**Exercise brief:**
Give the listing again exactly, omitting its images.
▬▬▬▬▬▬▬▬▬▬
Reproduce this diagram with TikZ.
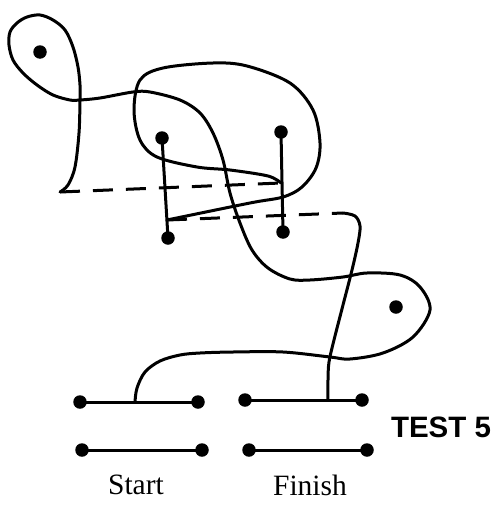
\documentclass[tikz,border=0pt]{standalone}
\usepackage{fontspec}
\setmainfont{Liberation Serif}
\newfontfamily\headfont{Liberation Sans}
\begin{document}
\begin{tikzpicture}[x=1pt,y=-1pt,
  dot/.style={circle,fill=black,inner sep=0pt,minimum size=13.5pt},
  wire/.style={line width=3pt,line cap=round,line join=round},
  dashwire/.style={line width=3pt,dash pattern=on 20pt off 13pt},
  lbl/.style={font=\fontsize{29.5}{31}\selectfont,inner sep=0pt},
  title/.style={font=\headfont\bfseries\fontsize{29.5}{31}\selectfont,inner sep=0pt}]
\useasboundingbox (0,0) rectangle (501,506);
% dots
\node[dot] (sa) at (80,402) {};
\node[dot] (sb) at (198,402) {};
\node[dot] (sc) at (82,450) {};
\node[dot] (sd) at (202,450) {};
\node[dot] (fa) at (245,400) {};
\node[dot] (fb) at (362,400) {};
\node[dot] (fc) at (249,450) {};
\node[dot] (fd) at (367,450) {};
\node[dot] (lt) at (162,138) {};
\node[dot] (lb) at (168,238) {};
\node[dot] (rt) at (281,132) {};
\node[dot] (rb) at (283,232) {};
\node[dot] (p1) at (40,52) {};
\node[dot] (p2) at (396,307) {};
% bars
\draw[wire] (sa.center) -- (sb.center);
\draw[wire] (sc.center) -- (sd.center);
\draw[wire] (fa.center) -- (fb.center);
\draw[wire] (fc.center) -- (fd.center);
\draw[wire] (lt.center) -- (lb.center);
\draw[wire] (rt.center) -- (rb.center);
% junctions
\coordinate (sj) at (135,402);
\coordinate (fj) at (328,400);
\coordinate (ll) at (60,192);
\coordinate (rj) at (281,183);
\coordinate (lj) at (167,220);
\coordinate (ck) at (343,213);
% path from start
\draw[wire] plot[smooth,tension=0.55] coordinates {(sj) (137,388) (145,372) (160,361) (180,355) (200,353) (233,352) (283,352) (330,357) (350,359) (383,353) (413,337) (430,310) (420,287) (400,275) (367,273) (343,277) (310,280) (290,279) (268,268) (252,250) (240,223) (230,193) (223,160) (213,133) (200,113) (180,100) (150,92) (133,92) (100,98) (80,100) (70,100) (53,95) (37,85) (23,73) (13,60) (9,45) (10,32) (17,23) (27,17) (40,15) (53,20) (65,30) (73,47) (78,67) (80,85) (80,100) (79,133) (75,167) (68,185) (ll)};
\draw[dashwire] (ll) -- (rj);
% big loop
\draw[wire] plot[smooth,tension=0.55] coordinates {(rj) (268,176) (230,170) (197,167) (157,157) (140,140) (134,110) (140,80) (163,68) (213,63) (247,66) (290,83) (313,110) (320,143) (316,168) (302,187) (283,197) (250,203) (lj)};
\draw[dashwire] (lj) -- (ck);
% to finish
\draw[wire] plot[smooth,tension=0.55] coordinates {(fj) (328,380) (329,362) (334,340) (343,305) (352,270) (358,243) (360,226) (355,216) (ck)};
% text
\node[lbl] (st) at (136,485) {Start};
\node[lbl] (fi) at (310,485) {Finish};
\node[title] (t5) at (441,427) {TEST 5};
\end{tikzpicture}
\end{document}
▬▬▬▬▬▬▬▬▬▬
**Exercise output:**
Reproduce this diagram with TikZ.
\documentclass[tikz,border=0pt]{standalone}
\usepackage{fontspec}
\setmainfont{Liberation Serif}
\newfontfamily\headfont{Liberation Sans}
\begin{document}
\begin{tikzpicture}[x=1pt,y=-1pt,
  dot/.style={circle,fill=black,inner sep=0pt,minimum size=13.5pt},
  wire/.style={line width=3pt,line cap=round,line join=round},
  dashwire/.style={line width=3pt,dash pattern=on 20pt off 13pt},
  lbl/.style={font=\fontsize{29.5}{31}\selectfont,inner sep=0pt},
  title/.style={font=\headfont\bfseries\fontsize{29.5}{31}\selectfont,inner sep=0pt}]
\useasboundingbox (0,0) rectangle (501,506);
% dots
\node[dot] (sa) at (80,402) {};
\node[dot] (sb) at (198,402) {};
\node[dot] (sc) at (82,450) {};
\node[dot] (sd) at (202,450) {};
\node[dot] (fa) at (245,400) {};
\node[dot] (fb) at (362,400) {};
\node[dot] (fc) at (249,450) {};
\node[dot] (fd) at (367,450) {};
\node[dot] (lt) at (162,138) {};
\node[dot] (lb) at (168,238) {};
\node[dot] (rt) at (281,132) {};
\node[dot] (rb) at (283,232) {};
\node[dot] (p1) at (40,52) {};
\node[dot] (p2) at (396,307) {};
% bars
\draw[wire] (sa.center) -- (sb.center);
\draw[wire] (sc.center) -- (sd.center);
\draw[wire] (fa.center) -- (fb.center);
\draw[wire] (fc.center) -- (fd.center);
\draw[wire] (lt.center) -- (lb.center);
\draw[wire] (rt.center) -- (rb.center);
% junctions
\coordinate (sj) at (135,402);
\coordinate (fj) at (328,400);
\coordinate (ll) at (60,192);
\coordinate (rj) at (281,183);
\coordinate (lj) at (167,220);
\coordinate (ck) at (343,213);
% path from start
\draw[wire] plot[smooth,tension=0.55] coordinates {(sj) (137,388) (145,372) (160,361) (180,355) (200,353) (233,352) (283,352) (330,357) (350,359) (383,353) (413,337) (430,310) (420,287) (400,275) (367,273) (343,277) (310,280) (290,279) (268,268) (252,250) (240,223) (230,193) (223,160) (213,133) (200,113) (180,100) (150,92) (133,92) (100,98) (80,100) (70,100) (53,95) (37,85) (23,73) (13,60) (9,45) (10,32) (17,23) (27,17) (40,15) (53,20) (65,30) (73,47) (78,67) (80,85) (80,100) (79,133) (75,167) (68,185) (ll)};
\draw[dashwire] (ll) -- (rj);
% big loop
\draw[wire] plot[smooth,tension=0.55] coordinates {(rj) (268,176) (230,170) (197,167) (157,157) (140,140) (134,110) (140,80) (163,68) (213,63) (247,66) (290,83) (313,110) (320,143) (316,168) (302,187) (283,197) (250,203) (lj)};
\draw[dashwire] (lj) -- (ck);
% to finish
\draw[wire] plot[smooth,tension=0.55] coordinates {(fj) (328,380) (329,362) (334,340) (343,305) (352,270) (358,243) (360,226) (355,216) (ck)};
% text
\node[lbl] (st) at (136,485) {Start};
\node[lbl] (fi) at (310,485) {Finish};
\node[title] (t5) at (441,427) {TEST 5};
\end{tikzpicture}
\end{document}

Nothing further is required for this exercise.